(begin)

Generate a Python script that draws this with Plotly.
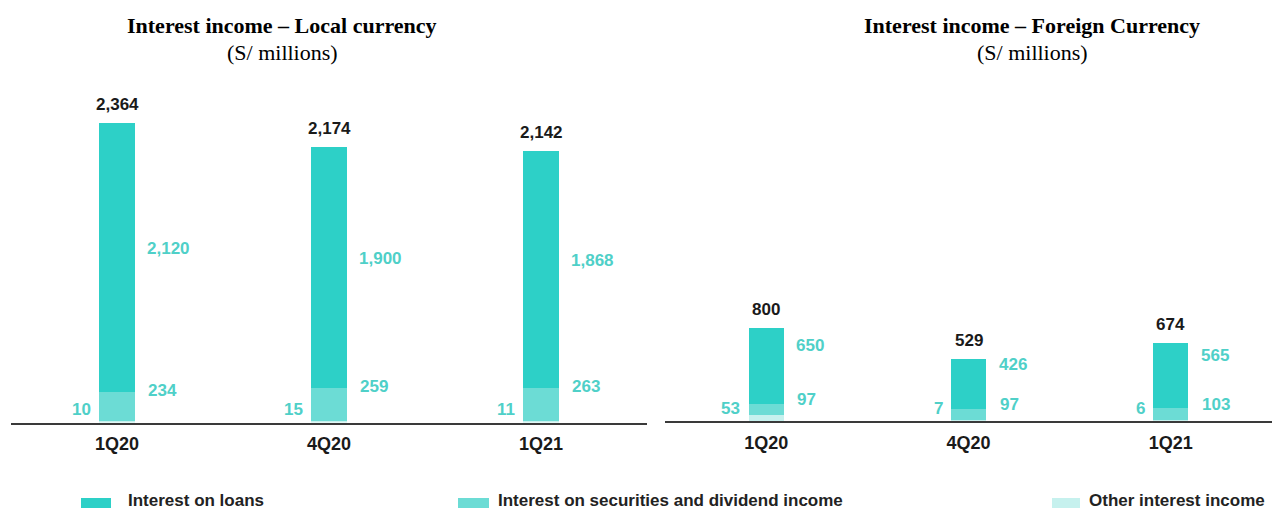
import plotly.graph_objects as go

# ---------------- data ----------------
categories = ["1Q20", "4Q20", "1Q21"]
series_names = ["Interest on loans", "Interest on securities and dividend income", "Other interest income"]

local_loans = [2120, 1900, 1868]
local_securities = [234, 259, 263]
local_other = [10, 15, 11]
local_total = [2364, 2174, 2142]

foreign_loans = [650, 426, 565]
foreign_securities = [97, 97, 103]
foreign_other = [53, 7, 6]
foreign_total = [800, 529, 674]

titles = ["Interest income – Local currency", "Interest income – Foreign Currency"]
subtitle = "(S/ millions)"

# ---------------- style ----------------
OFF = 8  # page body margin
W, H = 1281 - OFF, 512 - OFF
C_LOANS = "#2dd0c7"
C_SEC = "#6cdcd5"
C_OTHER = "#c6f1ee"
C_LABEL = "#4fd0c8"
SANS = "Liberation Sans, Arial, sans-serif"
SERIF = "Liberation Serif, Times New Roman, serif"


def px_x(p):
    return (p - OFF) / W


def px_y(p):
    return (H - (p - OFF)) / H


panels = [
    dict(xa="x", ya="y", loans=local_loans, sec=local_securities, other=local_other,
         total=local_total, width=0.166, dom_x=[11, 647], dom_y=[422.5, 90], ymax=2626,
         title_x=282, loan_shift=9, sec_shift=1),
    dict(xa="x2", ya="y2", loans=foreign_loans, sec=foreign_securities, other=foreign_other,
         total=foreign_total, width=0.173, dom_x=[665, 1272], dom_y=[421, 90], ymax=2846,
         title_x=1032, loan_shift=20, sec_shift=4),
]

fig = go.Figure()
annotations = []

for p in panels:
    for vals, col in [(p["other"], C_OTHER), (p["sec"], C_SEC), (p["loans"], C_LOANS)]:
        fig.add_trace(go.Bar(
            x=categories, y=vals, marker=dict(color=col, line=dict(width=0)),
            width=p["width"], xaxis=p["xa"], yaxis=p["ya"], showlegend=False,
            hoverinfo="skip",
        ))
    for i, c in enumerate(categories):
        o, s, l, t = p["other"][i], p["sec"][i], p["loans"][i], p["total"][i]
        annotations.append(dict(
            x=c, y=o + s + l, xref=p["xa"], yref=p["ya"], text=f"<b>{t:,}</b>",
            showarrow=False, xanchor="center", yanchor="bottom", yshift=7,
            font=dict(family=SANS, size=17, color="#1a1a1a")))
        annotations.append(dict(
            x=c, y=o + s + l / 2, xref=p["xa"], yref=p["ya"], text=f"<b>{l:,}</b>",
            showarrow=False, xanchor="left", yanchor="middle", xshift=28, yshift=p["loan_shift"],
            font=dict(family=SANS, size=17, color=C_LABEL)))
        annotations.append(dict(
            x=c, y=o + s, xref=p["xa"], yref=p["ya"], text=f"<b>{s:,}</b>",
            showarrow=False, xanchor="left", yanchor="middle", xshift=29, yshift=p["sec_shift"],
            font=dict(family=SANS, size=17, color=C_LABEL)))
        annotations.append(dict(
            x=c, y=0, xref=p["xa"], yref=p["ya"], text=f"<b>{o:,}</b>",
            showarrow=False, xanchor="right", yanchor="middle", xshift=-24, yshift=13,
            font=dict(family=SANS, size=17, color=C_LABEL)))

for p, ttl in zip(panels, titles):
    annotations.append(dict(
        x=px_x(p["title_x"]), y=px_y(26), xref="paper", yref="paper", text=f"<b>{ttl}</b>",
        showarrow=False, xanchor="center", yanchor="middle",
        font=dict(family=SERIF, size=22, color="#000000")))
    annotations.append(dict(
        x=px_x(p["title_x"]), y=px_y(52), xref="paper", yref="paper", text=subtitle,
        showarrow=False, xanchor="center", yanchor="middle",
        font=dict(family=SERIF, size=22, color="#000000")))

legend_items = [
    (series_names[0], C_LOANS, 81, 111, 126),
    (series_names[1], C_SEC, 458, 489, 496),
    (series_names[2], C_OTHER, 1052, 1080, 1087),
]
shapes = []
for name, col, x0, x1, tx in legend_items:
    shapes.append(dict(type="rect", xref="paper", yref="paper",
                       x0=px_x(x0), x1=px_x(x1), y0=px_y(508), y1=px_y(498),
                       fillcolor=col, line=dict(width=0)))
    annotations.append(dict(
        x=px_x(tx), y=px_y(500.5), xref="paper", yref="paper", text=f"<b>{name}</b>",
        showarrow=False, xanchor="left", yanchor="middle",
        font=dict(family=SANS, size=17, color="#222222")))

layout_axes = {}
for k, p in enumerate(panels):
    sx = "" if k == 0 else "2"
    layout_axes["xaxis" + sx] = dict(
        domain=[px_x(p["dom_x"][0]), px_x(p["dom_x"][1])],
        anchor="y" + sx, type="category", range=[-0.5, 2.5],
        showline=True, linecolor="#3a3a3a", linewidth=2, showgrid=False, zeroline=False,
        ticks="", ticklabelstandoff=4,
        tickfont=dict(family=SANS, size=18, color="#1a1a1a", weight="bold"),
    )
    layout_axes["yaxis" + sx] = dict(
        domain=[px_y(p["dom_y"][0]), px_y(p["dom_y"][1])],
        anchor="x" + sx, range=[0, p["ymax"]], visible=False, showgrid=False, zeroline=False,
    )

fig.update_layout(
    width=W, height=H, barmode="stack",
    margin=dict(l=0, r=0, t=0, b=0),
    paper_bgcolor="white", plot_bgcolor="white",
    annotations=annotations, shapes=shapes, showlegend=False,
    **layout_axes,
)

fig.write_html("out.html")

(end)
(begin)

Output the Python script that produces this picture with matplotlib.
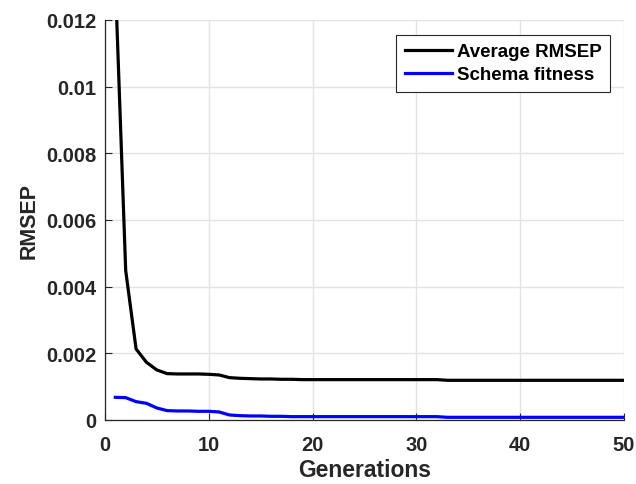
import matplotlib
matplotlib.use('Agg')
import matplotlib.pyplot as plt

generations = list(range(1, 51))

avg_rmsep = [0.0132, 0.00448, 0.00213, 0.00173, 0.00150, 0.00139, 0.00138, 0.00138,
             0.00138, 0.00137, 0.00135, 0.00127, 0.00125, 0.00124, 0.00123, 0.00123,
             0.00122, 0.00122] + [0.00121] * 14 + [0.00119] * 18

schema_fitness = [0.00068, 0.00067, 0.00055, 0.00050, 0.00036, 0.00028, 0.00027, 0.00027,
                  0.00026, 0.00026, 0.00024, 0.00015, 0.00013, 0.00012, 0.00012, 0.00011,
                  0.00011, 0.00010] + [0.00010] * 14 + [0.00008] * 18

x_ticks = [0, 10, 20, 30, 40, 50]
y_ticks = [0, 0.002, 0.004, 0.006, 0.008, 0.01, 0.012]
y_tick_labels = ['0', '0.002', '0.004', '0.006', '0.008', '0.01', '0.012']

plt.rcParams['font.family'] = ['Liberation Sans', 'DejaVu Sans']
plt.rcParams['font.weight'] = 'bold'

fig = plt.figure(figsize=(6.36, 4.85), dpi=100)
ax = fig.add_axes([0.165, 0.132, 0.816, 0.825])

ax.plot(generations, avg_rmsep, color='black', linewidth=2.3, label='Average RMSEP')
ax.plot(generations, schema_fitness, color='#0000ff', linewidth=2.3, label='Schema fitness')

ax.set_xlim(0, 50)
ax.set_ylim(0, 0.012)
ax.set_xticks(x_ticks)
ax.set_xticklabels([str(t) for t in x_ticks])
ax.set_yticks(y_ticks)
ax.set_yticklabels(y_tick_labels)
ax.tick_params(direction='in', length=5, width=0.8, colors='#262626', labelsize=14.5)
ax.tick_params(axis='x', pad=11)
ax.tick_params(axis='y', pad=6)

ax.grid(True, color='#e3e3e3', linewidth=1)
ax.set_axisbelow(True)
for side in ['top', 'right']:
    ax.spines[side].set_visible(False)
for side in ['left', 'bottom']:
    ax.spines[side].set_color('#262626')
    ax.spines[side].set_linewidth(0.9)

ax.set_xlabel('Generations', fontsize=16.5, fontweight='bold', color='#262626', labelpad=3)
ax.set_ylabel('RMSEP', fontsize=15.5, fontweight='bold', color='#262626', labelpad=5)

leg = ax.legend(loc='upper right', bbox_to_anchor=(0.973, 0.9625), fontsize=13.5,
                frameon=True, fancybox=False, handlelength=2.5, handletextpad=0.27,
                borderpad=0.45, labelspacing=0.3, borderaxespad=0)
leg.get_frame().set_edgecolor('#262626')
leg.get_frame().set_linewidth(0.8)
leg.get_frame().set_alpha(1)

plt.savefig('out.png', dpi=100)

(end)

◆ WHAT YOU NEED TO DO: Start with the line that includes "Output the Python" and finish with the line that includes "generations = list(range(1, 51))": reproduce those lines exactly, nothing before or after, and omit any pictures.

◆ THE SOLUTION:
Output the Python script that produces this picture with matplotlib.
import matplotlib
matplotlib.use('Agg')
import matplotlib.pyplot as plt

generations = list(range(1, 51))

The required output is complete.